Let's say you have a web site that requires SSL and you have production server for which you have a wildcard certificate issued by Verisign or another trusted authority. You also want to run it locally on your developer's machine using SSL.

Would you use the real certificate on your developer's machine or you'd rather create a self-signed certificate instead? Why? Pros? Cons?

Personally I would create a wildcard self-signed certificate for several reasons:

  • I want to have the information between the server and the browser encrypted which the self-signed certificate gives me. I do not have to prove to myself I am myself.

  • If the production certificate ever gets compromised and is replaced with a new one this does not affect my developer's machine in any way.

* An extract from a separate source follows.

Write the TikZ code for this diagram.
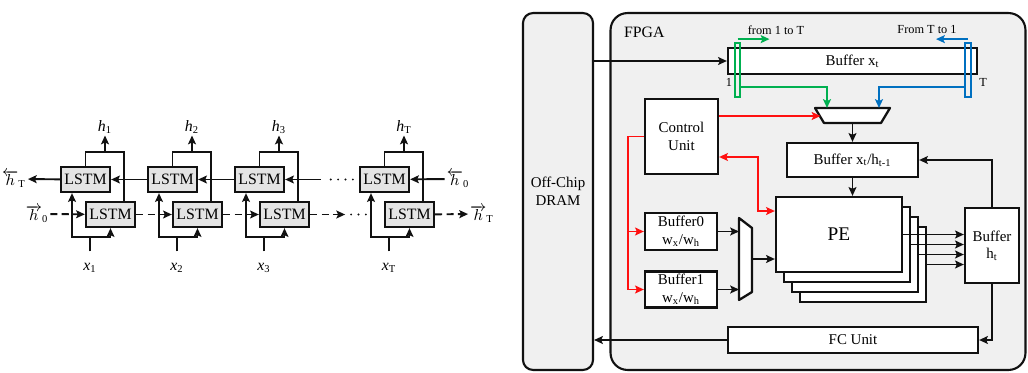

  • If I were to use the real certificate and it gets replaced by a new one it could take days before I get a copy of the new one - especially in a large organization where the developer is not the one who deals with purchasing the certificates.

  • I am not sure if the real certificate comes with any restrictions - Is there a limit on how many machines it can be installed for example? If for example there is a limit of 5 computers and many developers want to used it you can exceed the limit. With the self-signed one I do not have to worry.

Are there any official "best practices" on the subject?

What are your thoughts?

No correct solution

OTHER TIPS

I agree with you. The major reason, which you haven't listed, is that using the same certificate in two places requires two copies of the private key, which is an information leak and security breach.

However make sure you implement the self-signed certificate correctly, i.e. by importing it into the relevant client truststores. NOT by installing the trust-all-certificates security breach code that is often seen in answers to questions of this type.